Data excerpt:
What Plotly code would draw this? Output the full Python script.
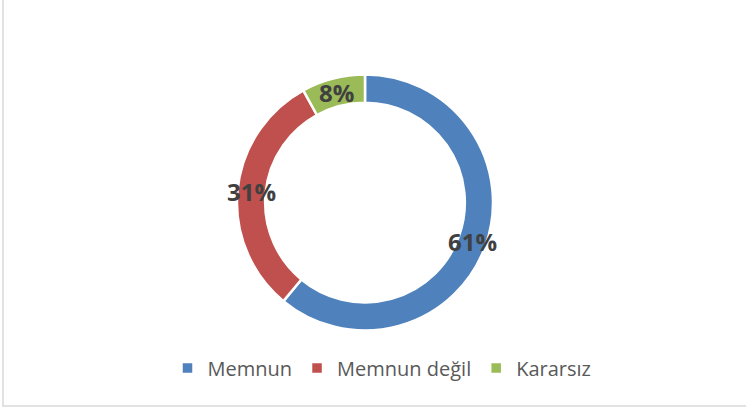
import math
import plotly.graph_objects as go

labels = ["Memnun", "Memnun değil", "Kararsız"]
values = [61, 31, 8]
colors = ["#4F81BD", "#C0504D", "#9BBB59"]

W, H = 746, 411
cx, cy, R = 365, 202.5, 128
hole = 0.78

fig = go.Figure(go.Pie(
    labels=labels, values=values, sort=False, direction="clockwise", rotation=0,
    hole=hole, textinfo="none", hoverinfo="label+percent",
    marker=dict(colors=colors, line=dict(color="white", width=2.5)),
    domain=dict(x=[(cx - R) / W, (cx + R) / W], y=[(H - cy - R) / H, (H - cy + R) / H]),
))

# data labels at middle of ring, computed from values
total = sum(values)
rmid = R * (1 + hole) / 2
cum = 0
for v in values:
    mid = (cum + v / 2) / total * 2 * math.pi
    cum += v
    px = cx + rmid * math.sin(mid)
    py = cy - rmid * math.cos(mid)
    fig.add_annotation(x=px / W, y=(H - py) / H, xref="paper", yref="paper",
                       xanchor="center", yanchor="middle",
                       text=f"<b>{round(v / total * 100)}%</b>", showarrow=False,
                       font=dict(family="Open Sans", size=24, color="#404040"))

fig.add_shape(type="rect", xref="paper", yref="paper",
              x0=3 / W, x1=1.02, y0=(H - 406) / H, y1=1.02,
              line=dict(color="#D9D9D9", width=1.5), fillcolor="rgba(0,0,0,0)")

fig.update_layout(
    width=W, height=H, margin=dict(l=0, r=0, t=0, b=0),
    paper_bgcolor="white", plot_bgcolor="white",
    showlegend=True,
    legend=dict(orientation="h", x=382 / W, xanchor="center", y=(H - 368) / H, yanchor="middle",
                font=dict(family="Open Sans", size=20, color="#595959"),
                itemwidth=30, tracegroupgap=0),
)

fig.write_html("out.html", config={"displayModeBar": False},
               post_script="document.body.style.margin='0';document.body.style.padding='0';")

Aim of the task: Write the material out again exactly as it appears, dropping the pictures.

Reply:
What Plotly code would draw this? Output the full Python script.
import math
import plotly.graph_objects as go

labels = ["Memnun", "Memnun değil", "Kararsız"]
values = [61, 31, 8]
colors = ["#4F81BD", "#C0504D", "#9BBB59"]

W, H = 746, 411
cx, cy, R = 365, 202.5, 128
hole = 0.78

fig = go.Figure(go.Pie(
    labels=labels, values=values, sort=False, direction="clockwise", rotation=0,
    hole=hole, textinfo="none", hoverinfo="label+percent",
    marker=dict(colors=colors, line=dict(color="white", width=2.5)),
    domain=dict(x=[(cx - R) / W, (cx + R) / W], y=[(H - cy - R) / H, (H - cy + R) / H]),
))

# data labels at middle of ring, computed from values
total = sum(values)
rmid = R * (1 + hole) / 2
cum = 0
for v in values:
    mid = (cum + v / 2) / total * 2 * math.pi
    cum += v
    px = cx + rmid * math.sin(mid)
    py = cy - rmid * math.cos(mid)
    fig.add_annotation(x=px / W, y=(H - py) / H, xref="paper", yref="paper",
                       xanchor="center", yanchor="middle",
                       text=f"<b>{round(v / total * 100)}%</b>", showarrow=False,
                       font=dict(family="Open Sans", size=24, color="#404040"))

fig.add_shape(type="rect", xref="paper", yref="paper",
              x0=3 / W, x1=1.02, y0=(H - 406) / H, y1=1.02,
              line=dict(color="#D9D9D9", width=1.5), fillcolor="rgba(0,0,0,0)")

fig.update_layout(
    width=W, height=H, margin=dict(l=0, r=0, t=0, b=0),
    paper_bgcolor="white", plot_bgcolor="white",
    showlegend=True,
    legend=dict(orientation="h", x=382 / W, xanchor="center", y=(H - 368) / H, yanchor="middle",
                font=dict(family="Open Sans", size=20, color="#595959"),
                itemwidth=30, tracegroupgap=0),
)

fig.write_html("out.html", config={"displayModeBar": False},
               post_script="document.body.style.margin='0';document.body.style.padding='0';")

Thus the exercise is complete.